There is a certain Halloween costume I’ve seen online that lets the wearer become a zombie, but not with make-up or a mask. This "costume" puts the wearer in an all black outfit to which a zombie body has been affixed. As the black-clad person moves and dances so too does the life-sized zombie marionette. The costume only works if the wearer is thought to disappear completely. Rather than simply making the wearable zombie into an object of control, we are supposed to believe that the zombie is all there is; that there is no one in black clothes behind it. This demands that we think of the wearer (in black) not as himself but as this zombie we see before us.
The costume presents an excellent opportunity for thinking about what it means to "be" a zombie but without offering any suggestions as to how that is done. For help knowing how to be a zombie we can turn to the movies. Since zombies aren’t real we can't ask one how or why they behave as they do but we can rent a DVD or go to the multiplex and watch how directors have told actors to do it. However, the onscreen portrayal of zombies doesn't provide a unified picture of zombie comportment. For example, there is a world of difference between Ramero's slow-moving silent lurchers in Dawn of the Dead and Boyle's fast-moving eating machines in 28 Days Later. The overhomogenization of zombie identity, despite the fact that there is not simply one way to express "zombiness," is highly problematic conceptually. But, let's say you've bought the costume, watched all the movies, washed a pillowcase for all your candy, and are about to head out the door—what do you do?

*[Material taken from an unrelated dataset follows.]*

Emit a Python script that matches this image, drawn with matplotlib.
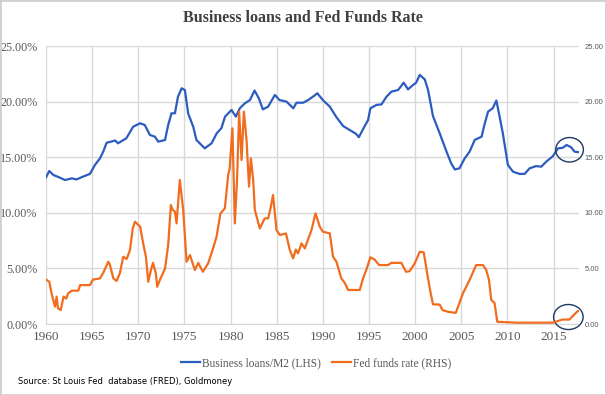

If zombies were real then at this point you’d likely expect a diatribe about non-normative embodiments and social justice, but they are not. However, what if zombies were? Imagine for a moment if we were to subsist in a world where zombies actually exist as a fact of life. What would that be like for us and for them? The popular Showtime series TruBlood imagines that vampires are real and portrays their struggle to integrate into society as a civil rights issue. Similarly, we can imagine that zombies would be marginalized, seen as a threat and a burden on the larger, non-zombie society. This alternative state of zombie lives. In popular representations fictional zombies are commonly institutionalized or exterminated so it is no stretch to presume that the same would hold true for actual ones as well.

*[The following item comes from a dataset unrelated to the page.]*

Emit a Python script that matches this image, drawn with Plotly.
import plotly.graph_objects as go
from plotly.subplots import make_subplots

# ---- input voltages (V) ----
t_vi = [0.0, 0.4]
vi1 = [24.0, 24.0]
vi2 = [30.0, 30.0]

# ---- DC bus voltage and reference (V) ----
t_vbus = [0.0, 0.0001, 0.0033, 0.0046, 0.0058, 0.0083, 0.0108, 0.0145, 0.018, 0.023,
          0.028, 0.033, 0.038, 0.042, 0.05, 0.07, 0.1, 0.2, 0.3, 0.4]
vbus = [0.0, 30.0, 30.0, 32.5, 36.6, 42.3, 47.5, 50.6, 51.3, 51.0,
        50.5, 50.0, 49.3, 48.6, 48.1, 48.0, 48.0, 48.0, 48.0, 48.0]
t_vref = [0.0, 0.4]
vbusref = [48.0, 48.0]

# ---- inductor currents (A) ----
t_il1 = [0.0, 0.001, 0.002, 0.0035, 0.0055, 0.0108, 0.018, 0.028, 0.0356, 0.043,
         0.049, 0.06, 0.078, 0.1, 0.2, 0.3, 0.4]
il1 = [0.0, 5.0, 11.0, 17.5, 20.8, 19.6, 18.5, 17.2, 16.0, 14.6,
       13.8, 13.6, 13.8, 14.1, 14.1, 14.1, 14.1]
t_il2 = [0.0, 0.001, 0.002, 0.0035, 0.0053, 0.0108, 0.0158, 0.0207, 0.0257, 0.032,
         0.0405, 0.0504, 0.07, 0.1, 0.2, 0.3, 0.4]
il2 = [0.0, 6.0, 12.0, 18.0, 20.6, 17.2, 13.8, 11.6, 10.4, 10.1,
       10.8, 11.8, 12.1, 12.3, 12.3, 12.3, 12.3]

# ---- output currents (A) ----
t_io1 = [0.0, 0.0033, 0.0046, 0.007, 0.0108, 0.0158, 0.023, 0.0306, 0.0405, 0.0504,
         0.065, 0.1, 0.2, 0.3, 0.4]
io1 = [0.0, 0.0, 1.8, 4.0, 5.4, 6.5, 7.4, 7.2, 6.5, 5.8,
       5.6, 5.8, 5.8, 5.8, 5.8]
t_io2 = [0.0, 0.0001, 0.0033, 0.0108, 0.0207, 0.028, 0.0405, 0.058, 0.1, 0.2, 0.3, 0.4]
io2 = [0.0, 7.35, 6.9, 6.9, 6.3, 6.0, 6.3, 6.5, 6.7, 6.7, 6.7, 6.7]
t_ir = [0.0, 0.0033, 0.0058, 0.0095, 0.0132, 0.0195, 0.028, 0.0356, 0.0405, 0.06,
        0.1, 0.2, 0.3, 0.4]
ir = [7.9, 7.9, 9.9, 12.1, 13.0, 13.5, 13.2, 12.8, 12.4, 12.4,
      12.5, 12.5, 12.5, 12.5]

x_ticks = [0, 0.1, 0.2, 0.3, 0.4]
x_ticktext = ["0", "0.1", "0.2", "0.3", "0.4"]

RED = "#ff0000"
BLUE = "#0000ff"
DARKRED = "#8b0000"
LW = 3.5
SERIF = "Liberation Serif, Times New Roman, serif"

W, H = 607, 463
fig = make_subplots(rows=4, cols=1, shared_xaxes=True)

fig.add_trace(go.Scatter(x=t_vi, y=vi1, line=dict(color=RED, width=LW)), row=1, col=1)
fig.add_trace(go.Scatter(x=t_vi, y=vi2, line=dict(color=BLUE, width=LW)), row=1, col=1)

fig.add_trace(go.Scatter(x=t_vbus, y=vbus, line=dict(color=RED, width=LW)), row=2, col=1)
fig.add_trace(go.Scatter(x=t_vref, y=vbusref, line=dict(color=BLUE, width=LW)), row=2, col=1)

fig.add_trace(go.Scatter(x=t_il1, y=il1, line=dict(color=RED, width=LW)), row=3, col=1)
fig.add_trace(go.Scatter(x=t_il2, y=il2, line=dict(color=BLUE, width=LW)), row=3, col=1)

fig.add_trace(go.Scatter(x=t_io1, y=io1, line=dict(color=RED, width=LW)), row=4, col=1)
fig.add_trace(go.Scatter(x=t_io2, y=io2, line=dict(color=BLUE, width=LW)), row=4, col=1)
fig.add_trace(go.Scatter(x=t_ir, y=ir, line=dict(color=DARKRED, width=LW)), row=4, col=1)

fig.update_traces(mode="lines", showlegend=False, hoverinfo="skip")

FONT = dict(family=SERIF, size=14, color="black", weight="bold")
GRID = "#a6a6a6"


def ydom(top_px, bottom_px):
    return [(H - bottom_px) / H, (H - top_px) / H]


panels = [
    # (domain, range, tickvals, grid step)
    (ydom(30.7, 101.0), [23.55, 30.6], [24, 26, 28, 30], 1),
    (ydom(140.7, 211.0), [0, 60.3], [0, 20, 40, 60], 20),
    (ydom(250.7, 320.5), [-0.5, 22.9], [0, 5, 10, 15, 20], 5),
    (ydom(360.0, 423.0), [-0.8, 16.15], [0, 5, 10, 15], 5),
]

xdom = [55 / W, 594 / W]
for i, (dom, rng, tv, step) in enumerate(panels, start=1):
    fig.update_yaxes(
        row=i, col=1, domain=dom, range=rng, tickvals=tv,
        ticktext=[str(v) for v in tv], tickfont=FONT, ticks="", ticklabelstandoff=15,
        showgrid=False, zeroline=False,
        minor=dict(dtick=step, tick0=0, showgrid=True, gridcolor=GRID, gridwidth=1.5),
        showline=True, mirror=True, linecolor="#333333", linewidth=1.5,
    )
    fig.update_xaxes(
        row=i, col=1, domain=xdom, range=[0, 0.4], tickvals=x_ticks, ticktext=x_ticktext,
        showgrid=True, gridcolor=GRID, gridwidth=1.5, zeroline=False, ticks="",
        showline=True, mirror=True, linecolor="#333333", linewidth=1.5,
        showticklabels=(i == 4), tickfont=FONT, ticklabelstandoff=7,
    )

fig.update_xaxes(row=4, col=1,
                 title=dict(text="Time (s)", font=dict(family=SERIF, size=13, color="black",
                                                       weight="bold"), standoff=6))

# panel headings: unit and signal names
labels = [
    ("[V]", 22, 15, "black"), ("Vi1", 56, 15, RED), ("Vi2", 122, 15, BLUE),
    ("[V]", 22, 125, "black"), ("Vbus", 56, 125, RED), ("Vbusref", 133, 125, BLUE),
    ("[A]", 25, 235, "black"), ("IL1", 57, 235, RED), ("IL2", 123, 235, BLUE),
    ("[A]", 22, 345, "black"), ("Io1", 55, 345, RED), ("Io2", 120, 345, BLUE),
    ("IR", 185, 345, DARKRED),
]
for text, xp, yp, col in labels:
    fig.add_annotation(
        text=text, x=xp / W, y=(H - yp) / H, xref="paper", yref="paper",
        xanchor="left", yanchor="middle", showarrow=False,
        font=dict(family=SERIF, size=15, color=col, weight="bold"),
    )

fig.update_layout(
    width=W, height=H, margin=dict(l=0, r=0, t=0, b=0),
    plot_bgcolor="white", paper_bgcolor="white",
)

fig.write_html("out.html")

Of course there would be justifications for treating zombies this way just as there have been reasons put forward to justify the unequal treatment of other groups. One might suggest, as have authors in this collection, that zombies, like other groups, are thought to represent the worst of human nature and would thus bear the brunt of societies' displaced fears and anxieties. Briefly put, zombies are seen as representing deterioration of the mind and body, conformity, lack of self-control, and the absence of choice. We, ourselves, deride and bemoan the experience, albeit temporarily, of feeling like a zombie: working a 9-5 job, sitting in front of the TV for hours on end, or standing in lines at Disneyland. Clearly then, being a zombie entails mindlessness and drudgery within the cultural imagination.

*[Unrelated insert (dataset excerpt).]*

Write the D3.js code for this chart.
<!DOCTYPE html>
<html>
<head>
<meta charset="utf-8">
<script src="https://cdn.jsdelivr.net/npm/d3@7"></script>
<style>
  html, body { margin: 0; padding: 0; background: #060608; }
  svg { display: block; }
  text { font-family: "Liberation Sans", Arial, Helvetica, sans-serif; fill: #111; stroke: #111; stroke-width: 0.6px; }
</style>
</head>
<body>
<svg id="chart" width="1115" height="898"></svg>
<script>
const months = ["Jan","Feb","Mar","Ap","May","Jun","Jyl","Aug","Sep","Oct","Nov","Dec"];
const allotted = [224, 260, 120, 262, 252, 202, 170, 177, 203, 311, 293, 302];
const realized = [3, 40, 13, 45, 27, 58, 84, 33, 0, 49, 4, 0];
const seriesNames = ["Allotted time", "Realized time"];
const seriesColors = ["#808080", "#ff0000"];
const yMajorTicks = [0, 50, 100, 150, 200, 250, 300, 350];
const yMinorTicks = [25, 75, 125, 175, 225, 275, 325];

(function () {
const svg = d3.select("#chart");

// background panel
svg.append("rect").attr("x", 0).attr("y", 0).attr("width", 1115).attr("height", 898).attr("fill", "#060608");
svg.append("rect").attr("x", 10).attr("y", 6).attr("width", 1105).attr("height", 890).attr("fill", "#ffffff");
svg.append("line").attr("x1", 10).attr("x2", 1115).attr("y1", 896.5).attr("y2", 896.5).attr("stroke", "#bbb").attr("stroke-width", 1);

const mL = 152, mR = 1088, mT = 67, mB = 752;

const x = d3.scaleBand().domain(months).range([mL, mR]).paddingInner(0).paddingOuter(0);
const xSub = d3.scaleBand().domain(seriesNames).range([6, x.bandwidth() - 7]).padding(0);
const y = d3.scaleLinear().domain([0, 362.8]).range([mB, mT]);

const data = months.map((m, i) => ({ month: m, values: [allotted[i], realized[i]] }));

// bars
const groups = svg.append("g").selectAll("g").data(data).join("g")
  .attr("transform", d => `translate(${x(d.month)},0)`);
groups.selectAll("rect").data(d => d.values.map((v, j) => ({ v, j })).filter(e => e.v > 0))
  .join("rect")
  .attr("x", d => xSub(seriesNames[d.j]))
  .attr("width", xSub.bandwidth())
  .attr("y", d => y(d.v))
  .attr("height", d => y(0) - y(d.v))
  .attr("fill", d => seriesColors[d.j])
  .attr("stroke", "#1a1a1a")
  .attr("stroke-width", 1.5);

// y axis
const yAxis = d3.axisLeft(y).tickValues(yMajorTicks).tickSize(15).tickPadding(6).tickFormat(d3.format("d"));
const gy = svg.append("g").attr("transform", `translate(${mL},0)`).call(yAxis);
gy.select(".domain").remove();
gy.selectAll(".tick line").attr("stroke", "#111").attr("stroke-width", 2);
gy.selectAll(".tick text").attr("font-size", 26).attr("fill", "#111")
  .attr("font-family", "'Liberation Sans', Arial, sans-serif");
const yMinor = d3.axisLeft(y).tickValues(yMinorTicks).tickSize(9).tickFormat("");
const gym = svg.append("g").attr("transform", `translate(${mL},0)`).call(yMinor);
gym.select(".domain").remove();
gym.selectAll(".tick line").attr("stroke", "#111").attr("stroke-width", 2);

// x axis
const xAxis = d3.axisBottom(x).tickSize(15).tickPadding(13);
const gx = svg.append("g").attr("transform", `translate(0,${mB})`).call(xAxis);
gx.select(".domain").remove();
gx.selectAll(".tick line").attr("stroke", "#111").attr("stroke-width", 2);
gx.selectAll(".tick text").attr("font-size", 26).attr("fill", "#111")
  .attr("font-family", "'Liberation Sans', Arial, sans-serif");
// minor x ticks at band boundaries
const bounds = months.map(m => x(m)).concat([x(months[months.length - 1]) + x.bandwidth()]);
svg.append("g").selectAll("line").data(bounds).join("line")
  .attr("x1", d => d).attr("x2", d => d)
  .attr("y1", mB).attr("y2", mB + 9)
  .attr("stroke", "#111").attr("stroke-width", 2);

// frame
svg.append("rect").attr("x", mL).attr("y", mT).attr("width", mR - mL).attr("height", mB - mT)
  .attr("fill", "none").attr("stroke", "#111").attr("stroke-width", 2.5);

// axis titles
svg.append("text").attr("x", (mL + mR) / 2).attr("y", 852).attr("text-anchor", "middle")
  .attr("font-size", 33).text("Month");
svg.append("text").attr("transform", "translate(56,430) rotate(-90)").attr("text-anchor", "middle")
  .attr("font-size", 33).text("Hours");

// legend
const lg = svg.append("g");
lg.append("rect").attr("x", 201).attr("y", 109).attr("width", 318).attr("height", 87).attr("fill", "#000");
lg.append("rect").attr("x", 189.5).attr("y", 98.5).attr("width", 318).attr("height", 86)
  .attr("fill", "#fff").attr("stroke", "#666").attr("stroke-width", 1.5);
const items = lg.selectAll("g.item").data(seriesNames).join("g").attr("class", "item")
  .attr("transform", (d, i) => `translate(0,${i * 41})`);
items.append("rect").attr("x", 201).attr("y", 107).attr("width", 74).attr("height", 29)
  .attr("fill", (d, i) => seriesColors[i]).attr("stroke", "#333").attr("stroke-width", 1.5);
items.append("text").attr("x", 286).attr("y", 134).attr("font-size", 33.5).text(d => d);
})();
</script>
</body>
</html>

But is it that zombies represent despised parts of ourselves, or do they instead represent despised aspects of life? Further, is that why they are the seen as the antithesis of both life and death? No one likes taking one small step after another in pursuit of an ephemeral goal but this is, after all, what zombies do. Time and again they slowly chase after someone, eat their brain or flesh, and then move on to the next. The zombie is never satiated and yet we do not get a sense that he represents gluttony. This begs the question of what zombies want after all. It has to be more than just the brains and the flesh of the living. Perhaps yet another pop culture reference will help us answer this question:
In several Hollywood films we've seen zombies clamoring to get inside a suburban shopping mall. I stipulate that the zombie horde is not trying to gain access to commerce (as has been suggested in this volume), but instead that they are trying to engage with the few remaining humans that hold up in the mall. Film depictions of zombies entering the mall and then eating the humans residing there is meant to make us afraid of them. The protestant work-ethic that still permeates U.S. culture is to blame. Remember that the "problem" with zombies is that they are largely aimless and even as they pursue their goals they do so with shuffling feet and a slow pace. While we work, shop, eat, talk on the phone, use TiVo, update facebook, sexting, blue tooth, iPods... if zombies were real they would have no use for these frivolities. The zombie is content to wander the earth at her own pace; perhaps taking pleasure in the quest for food but needing little else. The zombie is not a yuppie. The zombie is not a Japanese business man. The zombie is not even a hocky mom. And this is why they are a symbol of revulsion.
Remember a few paragraphs ago you weren't sure what to do with your new zombie costume? Well, we've seen here that the best thing to do is very little, almost nothing. If you buy this costume and take on the challenge of accurate zombie performance your friends will call you lazy. No, you are not lazy – you are a zombie! The benefit of taking the zombie costume, and your performance in and through it, seriously is that you will come to understand a different way of knowing, moving through, and being in the world. In the final analysis the performance of zombiness is varied and diverse and so too must be our collective notion of "zombie identity." The trick is to remember that the same is true of many existent identity groups. It is through understanding the experiences of other divergent groups, be they real or fictional, that we better understand our own.